Rows from a dataset of charts and code
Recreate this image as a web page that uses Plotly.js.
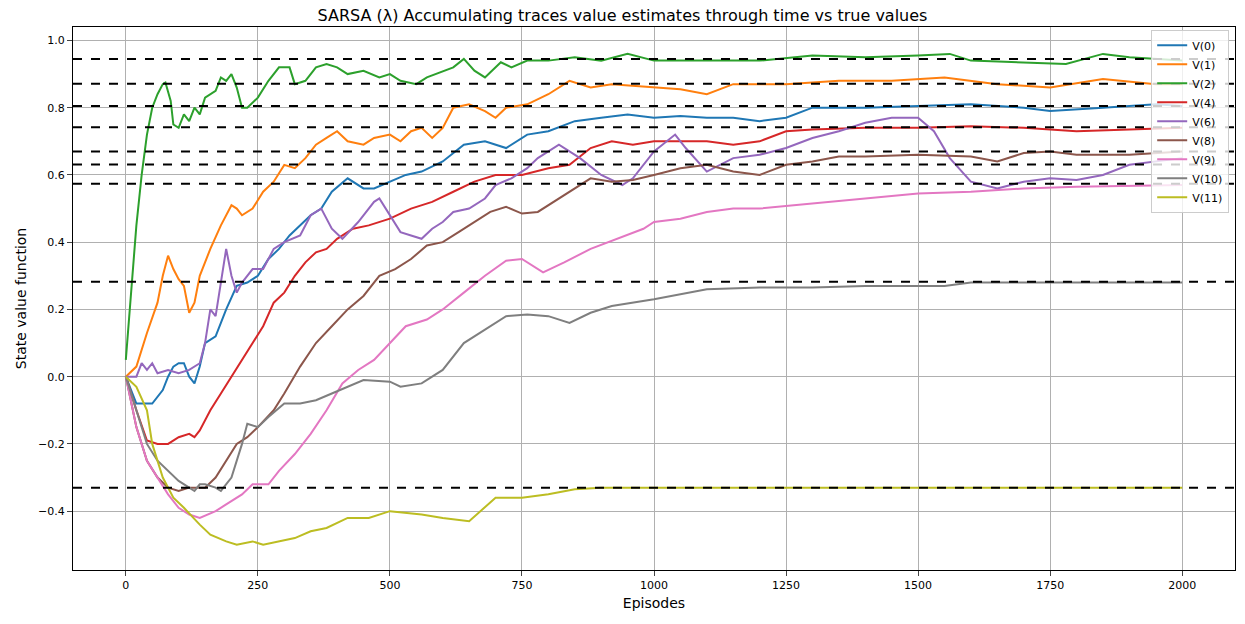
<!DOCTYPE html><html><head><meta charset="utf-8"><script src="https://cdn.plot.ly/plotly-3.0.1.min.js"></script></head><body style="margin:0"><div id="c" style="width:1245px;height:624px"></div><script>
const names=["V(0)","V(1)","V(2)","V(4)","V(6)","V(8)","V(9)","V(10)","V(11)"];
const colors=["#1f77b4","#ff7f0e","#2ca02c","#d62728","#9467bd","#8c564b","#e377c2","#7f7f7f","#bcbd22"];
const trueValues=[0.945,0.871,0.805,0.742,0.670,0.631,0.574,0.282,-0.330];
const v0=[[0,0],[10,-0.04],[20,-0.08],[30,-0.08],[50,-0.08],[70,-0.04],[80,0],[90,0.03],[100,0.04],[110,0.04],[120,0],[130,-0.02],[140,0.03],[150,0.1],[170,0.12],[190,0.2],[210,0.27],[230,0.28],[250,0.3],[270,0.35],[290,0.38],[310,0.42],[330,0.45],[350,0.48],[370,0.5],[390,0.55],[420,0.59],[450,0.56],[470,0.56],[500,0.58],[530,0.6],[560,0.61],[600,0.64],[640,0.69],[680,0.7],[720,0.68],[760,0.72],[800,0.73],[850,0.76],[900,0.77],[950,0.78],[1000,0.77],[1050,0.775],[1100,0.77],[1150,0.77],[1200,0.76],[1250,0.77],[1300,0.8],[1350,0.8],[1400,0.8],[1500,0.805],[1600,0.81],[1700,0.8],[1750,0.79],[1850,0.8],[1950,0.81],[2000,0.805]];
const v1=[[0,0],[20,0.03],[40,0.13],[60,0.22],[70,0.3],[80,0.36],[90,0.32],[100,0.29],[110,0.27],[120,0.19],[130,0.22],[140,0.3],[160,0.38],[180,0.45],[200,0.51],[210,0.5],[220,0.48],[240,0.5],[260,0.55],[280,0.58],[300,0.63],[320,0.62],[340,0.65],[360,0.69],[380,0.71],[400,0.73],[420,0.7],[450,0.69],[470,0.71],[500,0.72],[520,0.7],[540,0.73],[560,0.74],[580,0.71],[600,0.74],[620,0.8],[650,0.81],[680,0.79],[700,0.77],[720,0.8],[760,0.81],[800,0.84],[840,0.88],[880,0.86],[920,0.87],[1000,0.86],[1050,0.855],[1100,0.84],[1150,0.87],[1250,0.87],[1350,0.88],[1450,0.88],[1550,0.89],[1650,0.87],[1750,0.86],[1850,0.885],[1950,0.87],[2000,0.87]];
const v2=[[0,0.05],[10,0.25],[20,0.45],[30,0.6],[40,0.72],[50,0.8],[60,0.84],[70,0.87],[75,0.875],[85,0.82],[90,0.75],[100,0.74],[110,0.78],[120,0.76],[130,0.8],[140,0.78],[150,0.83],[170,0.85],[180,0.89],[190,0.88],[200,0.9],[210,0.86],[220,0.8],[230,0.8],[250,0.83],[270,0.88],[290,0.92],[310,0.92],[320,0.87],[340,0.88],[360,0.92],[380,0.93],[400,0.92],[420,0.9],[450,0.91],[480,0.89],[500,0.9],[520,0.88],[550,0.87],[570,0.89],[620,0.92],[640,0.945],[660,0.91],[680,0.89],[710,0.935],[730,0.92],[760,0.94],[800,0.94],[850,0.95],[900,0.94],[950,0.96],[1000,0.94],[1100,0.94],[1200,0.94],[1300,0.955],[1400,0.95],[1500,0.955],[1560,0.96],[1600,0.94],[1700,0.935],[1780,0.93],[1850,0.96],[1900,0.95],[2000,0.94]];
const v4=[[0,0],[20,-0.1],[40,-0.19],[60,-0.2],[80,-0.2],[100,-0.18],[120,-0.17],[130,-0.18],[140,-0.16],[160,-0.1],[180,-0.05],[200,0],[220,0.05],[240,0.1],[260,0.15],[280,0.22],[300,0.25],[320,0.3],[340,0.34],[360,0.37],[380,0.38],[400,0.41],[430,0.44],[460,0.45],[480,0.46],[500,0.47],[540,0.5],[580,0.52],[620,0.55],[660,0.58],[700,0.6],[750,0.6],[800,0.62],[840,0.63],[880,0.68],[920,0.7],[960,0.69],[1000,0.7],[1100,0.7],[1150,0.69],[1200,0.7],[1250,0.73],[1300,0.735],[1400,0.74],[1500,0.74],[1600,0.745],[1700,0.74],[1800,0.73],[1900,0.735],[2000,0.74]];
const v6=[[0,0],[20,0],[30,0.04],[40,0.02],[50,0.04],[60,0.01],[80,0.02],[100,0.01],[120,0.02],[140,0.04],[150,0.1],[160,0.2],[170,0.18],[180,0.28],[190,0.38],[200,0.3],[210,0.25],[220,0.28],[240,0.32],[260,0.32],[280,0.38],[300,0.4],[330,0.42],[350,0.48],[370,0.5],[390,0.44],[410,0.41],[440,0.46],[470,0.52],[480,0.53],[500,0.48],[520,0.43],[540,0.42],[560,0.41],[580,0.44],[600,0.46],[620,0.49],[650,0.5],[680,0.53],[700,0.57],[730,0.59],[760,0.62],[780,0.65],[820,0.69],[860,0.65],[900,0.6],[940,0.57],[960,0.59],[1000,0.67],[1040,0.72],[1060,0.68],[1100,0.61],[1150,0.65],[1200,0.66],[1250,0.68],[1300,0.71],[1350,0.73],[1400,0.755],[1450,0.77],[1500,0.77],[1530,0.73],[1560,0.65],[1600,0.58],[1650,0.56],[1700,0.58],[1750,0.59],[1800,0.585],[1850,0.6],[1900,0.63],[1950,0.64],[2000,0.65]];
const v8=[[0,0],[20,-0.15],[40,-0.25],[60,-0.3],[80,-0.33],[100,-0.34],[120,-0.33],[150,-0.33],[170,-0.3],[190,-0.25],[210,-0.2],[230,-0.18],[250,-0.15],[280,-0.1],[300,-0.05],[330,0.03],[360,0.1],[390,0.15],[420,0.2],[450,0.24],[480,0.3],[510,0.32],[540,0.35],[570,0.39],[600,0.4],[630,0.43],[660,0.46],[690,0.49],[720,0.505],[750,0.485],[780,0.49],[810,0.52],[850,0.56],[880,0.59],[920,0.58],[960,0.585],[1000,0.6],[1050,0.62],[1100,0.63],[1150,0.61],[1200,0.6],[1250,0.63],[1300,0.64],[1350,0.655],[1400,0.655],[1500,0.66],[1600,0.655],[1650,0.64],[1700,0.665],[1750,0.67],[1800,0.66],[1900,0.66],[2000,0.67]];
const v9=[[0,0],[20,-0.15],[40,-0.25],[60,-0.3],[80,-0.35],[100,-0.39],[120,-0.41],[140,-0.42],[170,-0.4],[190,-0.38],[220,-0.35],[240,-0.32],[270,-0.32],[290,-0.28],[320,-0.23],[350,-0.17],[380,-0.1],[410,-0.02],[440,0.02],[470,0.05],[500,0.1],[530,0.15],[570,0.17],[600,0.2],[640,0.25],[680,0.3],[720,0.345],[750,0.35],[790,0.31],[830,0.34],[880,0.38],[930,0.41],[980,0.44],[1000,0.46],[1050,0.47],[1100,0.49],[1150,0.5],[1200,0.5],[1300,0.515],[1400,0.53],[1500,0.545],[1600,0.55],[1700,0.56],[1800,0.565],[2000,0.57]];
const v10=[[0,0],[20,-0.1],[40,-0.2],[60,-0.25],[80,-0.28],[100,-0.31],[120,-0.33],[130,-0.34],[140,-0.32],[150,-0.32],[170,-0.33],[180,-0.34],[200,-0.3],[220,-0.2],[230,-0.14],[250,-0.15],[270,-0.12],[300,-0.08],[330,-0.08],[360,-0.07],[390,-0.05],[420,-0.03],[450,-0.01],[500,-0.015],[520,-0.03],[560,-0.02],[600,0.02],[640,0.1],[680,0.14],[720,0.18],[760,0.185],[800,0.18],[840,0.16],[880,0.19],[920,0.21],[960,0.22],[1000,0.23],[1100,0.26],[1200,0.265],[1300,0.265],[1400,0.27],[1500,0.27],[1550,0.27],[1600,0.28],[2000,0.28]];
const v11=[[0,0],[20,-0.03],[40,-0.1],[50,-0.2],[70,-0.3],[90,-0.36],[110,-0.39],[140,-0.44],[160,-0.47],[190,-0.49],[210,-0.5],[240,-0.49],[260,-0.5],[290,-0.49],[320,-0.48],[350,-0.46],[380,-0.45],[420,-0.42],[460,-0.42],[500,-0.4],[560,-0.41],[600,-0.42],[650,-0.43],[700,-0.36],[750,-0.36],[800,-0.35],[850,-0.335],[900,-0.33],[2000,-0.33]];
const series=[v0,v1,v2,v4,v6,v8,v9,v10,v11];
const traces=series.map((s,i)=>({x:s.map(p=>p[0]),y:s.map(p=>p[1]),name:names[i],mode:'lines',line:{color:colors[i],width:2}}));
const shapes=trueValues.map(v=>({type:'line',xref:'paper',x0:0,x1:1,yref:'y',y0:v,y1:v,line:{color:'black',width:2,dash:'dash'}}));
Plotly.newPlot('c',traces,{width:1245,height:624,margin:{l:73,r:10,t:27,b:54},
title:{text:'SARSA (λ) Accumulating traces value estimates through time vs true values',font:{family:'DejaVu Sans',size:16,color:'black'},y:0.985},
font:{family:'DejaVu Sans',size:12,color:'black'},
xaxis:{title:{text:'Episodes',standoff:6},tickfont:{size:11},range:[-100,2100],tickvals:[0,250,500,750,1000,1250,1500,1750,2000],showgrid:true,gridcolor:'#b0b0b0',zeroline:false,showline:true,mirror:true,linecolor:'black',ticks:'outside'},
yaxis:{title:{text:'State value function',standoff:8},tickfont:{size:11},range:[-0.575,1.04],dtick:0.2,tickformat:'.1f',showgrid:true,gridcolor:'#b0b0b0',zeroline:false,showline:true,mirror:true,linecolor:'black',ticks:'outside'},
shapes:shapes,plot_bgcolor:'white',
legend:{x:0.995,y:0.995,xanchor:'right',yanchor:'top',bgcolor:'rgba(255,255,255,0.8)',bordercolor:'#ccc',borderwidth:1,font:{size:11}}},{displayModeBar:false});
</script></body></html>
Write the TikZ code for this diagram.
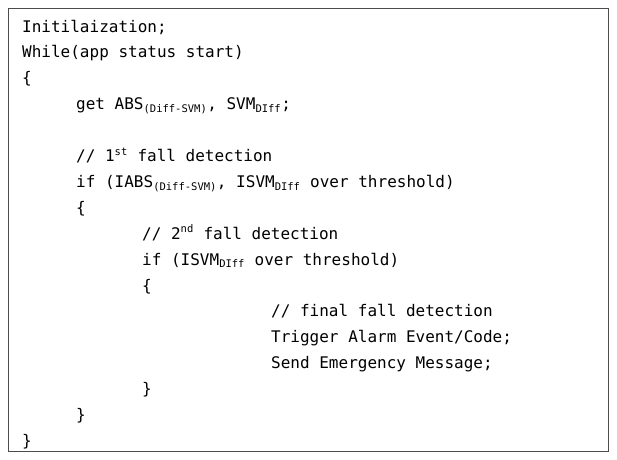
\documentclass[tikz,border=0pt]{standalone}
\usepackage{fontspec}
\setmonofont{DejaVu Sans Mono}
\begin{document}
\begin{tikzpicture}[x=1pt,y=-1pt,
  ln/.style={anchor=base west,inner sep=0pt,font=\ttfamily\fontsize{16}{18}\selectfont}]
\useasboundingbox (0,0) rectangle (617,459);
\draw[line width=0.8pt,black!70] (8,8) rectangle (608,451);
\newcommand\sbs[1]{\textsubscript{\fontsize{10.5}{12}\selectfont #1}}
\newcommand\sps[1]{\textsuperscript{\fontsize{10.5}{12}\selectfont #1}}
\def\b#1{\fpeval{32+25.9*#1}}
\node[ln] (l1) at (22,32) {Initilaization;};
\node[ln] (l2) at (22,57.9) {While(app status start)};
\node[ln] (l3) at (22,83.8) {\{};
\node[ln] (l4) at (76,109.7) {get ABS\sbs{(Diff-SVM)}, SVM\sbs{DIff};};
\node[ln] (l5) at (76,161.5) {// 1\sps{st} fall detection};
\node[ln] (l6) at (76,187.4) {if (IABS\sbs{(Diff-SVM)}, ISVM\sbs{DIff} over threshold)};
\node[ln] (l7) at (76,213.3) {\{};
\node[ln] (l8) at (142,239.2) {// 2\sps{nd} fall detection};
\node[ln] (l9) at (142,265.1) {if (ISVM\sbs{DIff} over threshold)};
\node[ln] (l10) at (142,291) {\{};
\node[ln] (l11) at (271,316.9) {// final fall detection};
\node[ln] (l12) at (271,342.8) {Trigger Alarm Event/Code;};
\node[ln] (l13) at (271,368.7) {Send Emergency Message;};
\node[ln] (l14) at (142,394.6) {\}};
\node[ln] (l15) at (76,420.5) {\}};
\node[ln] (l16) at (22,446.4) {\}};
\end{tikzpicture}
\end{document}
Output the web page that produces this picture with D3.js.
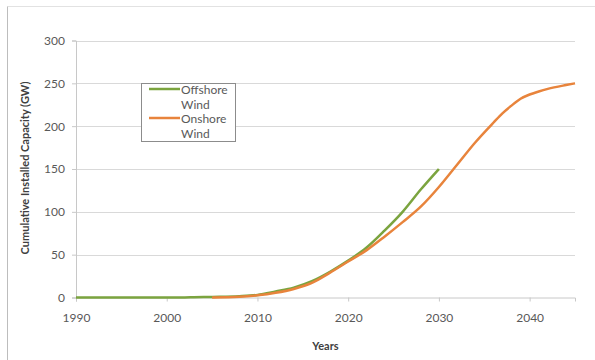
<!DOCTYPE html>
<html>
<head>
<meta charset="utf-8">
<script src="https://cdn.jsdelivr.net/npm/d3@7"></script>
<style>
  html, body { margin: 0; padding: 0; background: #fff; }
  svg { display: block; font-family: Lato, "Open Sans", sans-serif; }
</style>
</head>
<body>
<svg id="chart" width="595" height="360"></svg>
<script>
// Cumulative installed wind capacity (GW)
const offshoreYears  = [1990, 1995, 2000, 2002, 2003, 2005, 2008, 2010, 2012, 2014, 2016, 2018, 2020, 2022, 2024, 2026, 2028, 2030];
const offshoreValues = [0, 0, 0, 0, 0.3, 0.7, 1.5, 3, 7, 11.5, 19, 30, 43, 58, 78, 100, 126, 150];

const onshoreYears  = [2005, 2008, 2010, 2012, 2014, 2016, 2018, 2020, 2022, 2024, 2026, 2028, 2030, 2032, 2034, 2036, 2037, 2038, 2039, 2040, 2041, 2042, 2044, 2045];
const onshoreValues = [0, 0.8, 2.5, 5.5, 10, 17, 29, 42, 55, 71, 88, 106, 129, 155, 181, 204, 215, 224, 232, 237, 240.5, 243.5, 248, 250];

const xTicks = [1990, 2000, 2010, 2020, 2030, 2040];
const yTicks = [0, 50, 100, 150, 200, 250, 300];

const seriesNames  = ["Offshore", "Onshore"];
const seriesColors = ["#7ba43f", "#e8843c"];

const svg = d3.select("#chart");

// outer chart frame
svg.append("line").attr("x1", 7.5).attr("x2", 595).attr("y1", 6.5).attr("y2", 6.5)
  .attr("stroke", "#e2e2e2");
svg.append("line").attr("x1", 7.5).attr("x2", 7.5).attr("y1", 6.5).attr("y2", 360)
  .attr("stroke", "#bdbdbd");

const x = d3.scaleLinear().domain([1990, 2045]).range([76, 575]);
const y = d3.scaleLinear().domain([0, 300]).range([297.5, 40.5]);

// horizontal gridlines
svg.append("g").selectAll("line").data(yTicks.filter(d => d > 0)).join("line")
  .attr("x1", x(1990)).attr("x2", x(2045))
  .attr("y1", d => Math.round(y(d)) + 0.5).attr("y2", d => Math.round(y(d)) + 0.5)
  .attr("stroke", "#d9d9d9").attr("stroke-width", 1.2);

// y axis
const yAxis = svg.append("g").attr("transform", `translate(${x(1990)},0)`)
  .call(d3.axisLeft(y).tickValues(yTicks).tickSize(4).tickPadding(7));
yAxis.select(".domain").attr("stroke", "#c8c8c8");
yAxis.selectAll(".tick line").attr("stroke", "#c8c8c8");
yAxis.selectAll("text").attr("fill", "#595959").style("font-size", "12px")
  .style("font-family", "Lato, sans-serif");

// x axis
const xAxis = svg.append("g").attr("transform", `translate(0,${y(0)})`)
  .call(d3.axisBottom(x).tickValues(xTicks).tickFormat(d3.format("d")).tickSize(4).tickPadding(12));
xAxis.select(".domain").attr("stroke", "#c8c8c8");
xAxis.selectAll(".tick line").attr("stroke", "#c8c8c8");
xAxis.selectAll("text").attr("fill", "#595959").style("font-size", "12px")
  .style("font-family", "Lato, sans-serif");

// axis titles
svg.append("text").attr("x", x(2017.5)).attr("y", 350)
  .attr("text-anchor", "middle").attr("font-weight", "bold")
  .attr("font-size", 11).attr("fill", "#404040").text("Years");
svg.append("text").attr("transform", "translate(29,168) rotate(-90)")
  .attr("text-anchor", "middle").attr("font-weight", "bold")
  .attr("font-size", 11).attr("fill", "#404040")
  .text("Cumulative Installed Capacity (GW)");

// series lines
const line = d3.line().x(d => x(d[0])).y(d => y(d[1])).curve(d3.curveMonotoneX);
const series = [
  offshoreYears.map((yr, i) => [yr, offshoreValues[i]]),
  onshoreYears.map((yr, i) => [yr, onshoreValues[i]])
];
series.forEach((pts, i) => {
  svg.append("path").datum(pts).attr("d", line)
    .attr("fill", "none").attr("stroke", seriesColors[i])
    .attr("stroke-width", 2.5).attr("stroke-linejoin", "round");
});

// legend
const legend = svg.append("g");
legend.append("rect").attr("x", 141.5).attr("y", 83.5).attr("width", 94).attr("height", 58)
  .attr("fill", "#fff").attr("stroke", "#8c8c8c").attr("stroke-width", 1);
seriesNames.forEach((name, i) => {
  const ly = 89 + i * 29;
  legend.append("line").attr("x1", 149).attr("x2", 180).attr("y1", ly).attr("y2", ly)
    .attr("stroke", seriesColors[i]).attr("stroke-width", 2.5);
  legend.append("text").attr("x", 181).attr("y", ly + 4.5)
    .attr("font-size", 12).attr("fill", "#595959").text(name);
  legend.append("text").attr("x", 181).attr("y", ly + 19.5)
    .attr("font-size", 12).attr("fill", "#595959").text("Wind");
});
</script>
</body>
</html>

- The task:
Pick out the part that begins with the line containing "Output the web" and finishes with the line containing "100, 126, 150];", both included. Restate it exactly, without images.

- Written solution:
Output the web page that produces this picture with D3.js.
<!DOCTYPE html>
<html>
<head>
<meta charset="utf-8">
<script src="https://cdn.jsdelivr.net/npm/d3@7"></script>
<style>
  html, body { margin: 0; padding: 0; background: #fff; }
  svg { display: block; font-family: Lato, "Open Sans", sans-serif; }
</style>
</head>
<body>
<svg id="chart" width="595" height="360"></svg>
<script>
// Cumulative installed wind capacity (GW)
const offshoreYears  = [1990, 1995, 2000, 2002, 2003, 2005, 2008, 2010, 2012, 2014, 2016, 2018, 2020, 2022, 2024, 2026, 2028, 2030];
const offshoreValues = [0, 0, 0, 0, 0.3, 0.7, 1.5, 3, 7, 11.5, 19, 30, 43, 58, 78, 100, 126, 150];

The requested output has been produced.